With the May Day bombing of a bus park in Abuja, the Nigerian capital, coming on the heels of the national and global outcry over the April kidnapping of over 200 schoolgirls in Chibok, it must now be clear that Nigeria is at war. But is there enough to show indication that can give Nigerian people hope of victory in the face of these blatant acts of terrorism? I do not think so. More needs to be done to show that Nigerian security forces can win this war against terror.
Most of the impression people have of security forces are colored by the inefficiencies and acts of corruption that people have experienced or heard of when they come in contact with these personnel. Whether it is through the extortion of motorists and commercial drivers on Nigerian highways or in the reported misappropriation of huge public funds sometimes budgeted for the purchase of security equipment and at other times, for the pension of retired servicemen, there is enough to douse the confidence people can have in these institutions. Despite the fact that there are a number of patriots in these organizations who still demonstrate professionalism and dedication, the larger story is not good enough to fire up national confidence in a positive outcome.
When you add to this, the tribalism and nepotism that inevitably sacrifices professionalism and meritocracy in public services for relationships, it appears that everything has gone wrong and so people either blame the politicians for not showing better leadership or blame their fellow citizens for not resisting corruption in every little way they can.
But even these positions do not hold up under scrutiny because few politicians who get into power through a corrupt system which may involve rigging elections can turn around and begin to prosecute a moral agenda without running significant risks. And citizens who resist find they are fighting on many fronts in the face of endemic corruption and wonder where a sustainable solution will come from.
But there is a different way to look at the problem.

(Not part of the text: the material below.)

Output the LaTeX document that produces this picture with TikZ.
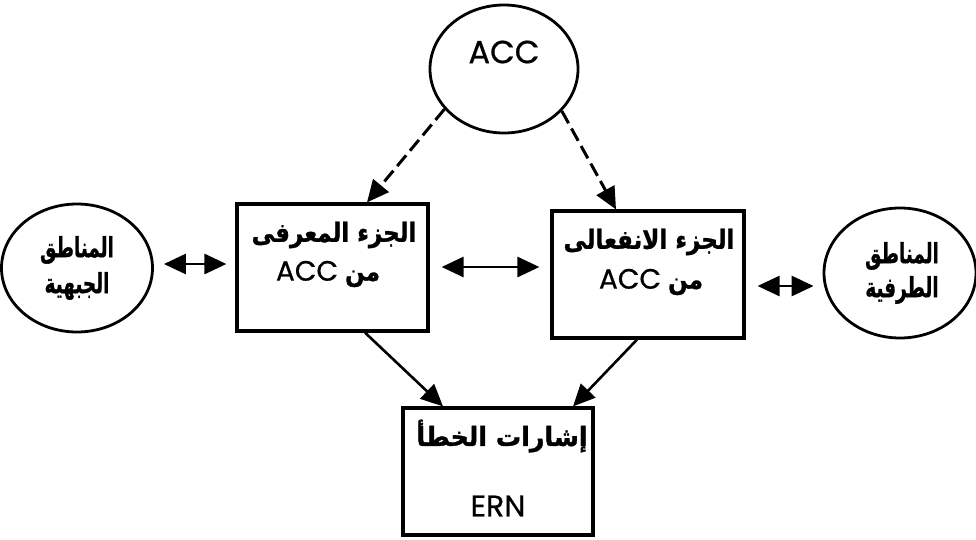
\documentclass[tikz,border=0pt]{standalone}
\usepackage{fontspec}
\usetikzlibrary{arrows.meta,shapes.geometric}
\TeXXeTstate=1
\newfontfamily\arabicfont[Script=Arabic,BoldFeatures={FakeBold=1.2}]{DejaVu Sans}
\newfontfamily\latinfont[FakeBold=0.6]{Poppins}
\newcommand\arTxt[1]{{\arabicfont\bfseries\fontsize{23}{26}\selectfont\beginR #1\endR}}
\tikzset{
  boxn/.style={draw,line width=3.2pt,rectangle,minimum width=191pt,minimum height=127pt,inner sep=0pt},
  ovaln/.style={draw,line width=2.8pt,ellipse,inner sep=0pt},
  boxtxt/.style={inner sep=0pt},
  dbl/.style={{Triangle[length=22pt,width=20pt]}-{Triangle[length=22pt,width=20pt]},line width=2.8pt},
  sol/.style={-{Triangle[length=22pt,width=20pt]},line width=2.6pt},
  dsh/.style={-{Triangle[length=22pt,width=20pt]},line width=3pt,dash pattern=on 14pt off 6pt}
}
\begin{document}
\begin{tikzpicture}[x=1pt,y=-1pt]
\useasboundingbox[fill=white] (0,0) rectangle (976,539);
% shapes
\node[ovaln,minimum width=148pt,minimum height=128pt] (ACC) at (504,69) {};
\node[ovaln,minimum width=151pt,minimum height=128pt] (LE) at (77,268) {};
\node[ovaln,minimum width=152pt,minimum height=130pt] (RE) at (900,273) {};
\node[boxn] (L) at (332.5,267.5) {};
\node[boxn,minimum width=192pt] (R) at (648,274.5) {};
\node[boxn,minimum width=190pt] (B) at (498,471.5) {};
% texts
\node[boxtxt,font=\latinfont\fontsize{32}{36}\selectfont] (accT) at (504,52) {ACC};
\node[boxtxt] (le1) at (77,250) {\scalebox{0.8}[1.2]{\arTxt{المناطق}}};
\node[boxtxt] (le2) at (77,286) {\scalebox{0.8}[1.2]{\arTxt{الجبهية}}};
\node[boxtxt] (re1) at (902,256) {\scalebox{0.8}[1.2]{\arTxt{المناطق}}};
\node[boxtxt] (re2) at (902,290) {\scalebox{0.8}[1.2]{\arTxt{الطرفية}}};
\node[boxtxt] (l1) at (334,235) {\scalebox{1}[1.15]{\arTxt{الجزء المعرفى}}};
\node[boxtxt] (l2) at (328,274) {{\latinfont\fontsize{28}{32}\selectfont ACC}\hspace{7pt}\scalebox{1}[1.15]{\arTxt{من}}};
\node[boxtxt] (r1) at (649,242) {\scalebox{1}[1.15]{\arTxt{الجزء الانفعالى}}};
\node[boxtxt] (r2) at (651,282) {{\latinfont\fontsize{28}{32}\selectfont ACC}\hspace{7pt}\scalebox{1}[1.15]{\arTxt{من}}};
\node[boxtxt] (b1) at (502,436) {\scalebox{1.1}[1.15]{\arTxt{إشارات الخطأ}}};
\node[boxtxt,font=\latinfont\fontsize{30}{34}\selectfont] (b2) at (498,506) {ERN};
% connectors
\draw[dsh] (ACC.214) -- ([xshift=34.5pt]L.north);
\draw[dsh] (ACC.324) -- ([xshift=-32pt]R.north);
\draw[dbl,shorten <=10pt,shorten >=9pt] ([yshift=4pt]LE.east) -- ([yshift=4pt]LE.east -| L.west);
\draw[dbl,shorten <=12pt,shorten >=11pt] ([yshift=0.5pt]L.east) -- ([yshift=0.5pt]L.east -| R.west);
\draw[dbl,shorten <=12pt,shorten >=9pt] ([yshift=-11.5pt]R.east) -- ([yshift=-11.5pt]R.east -| RE.west);
\draw[sol] ([xshift=32.5pt]L.south) -- ([xshift=-55pt]B.north);
\draw[sol] ([xshift=-11pt]R.south) -- ([xshift=75pt]B.north);
\end{tikzpicture}
\end{document}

Rather than see these issues as inherently behavioral so that it appears that we cannot make any progress unless we get a new set of “clean” Nigerians, we can look beyond these actions to identify the underlying mindsets that drive these behaviors, knowing that if we fix the root causes, the effects, no matter how many or how far spread, will also be fixed automatically.
It is that approach that I demonstrate in “The Survival Mindset: A Systematic Approach to Combating Corruption in Nigeria.” There is an opportunity for change that is within our hands but we must first see it before we can claim it.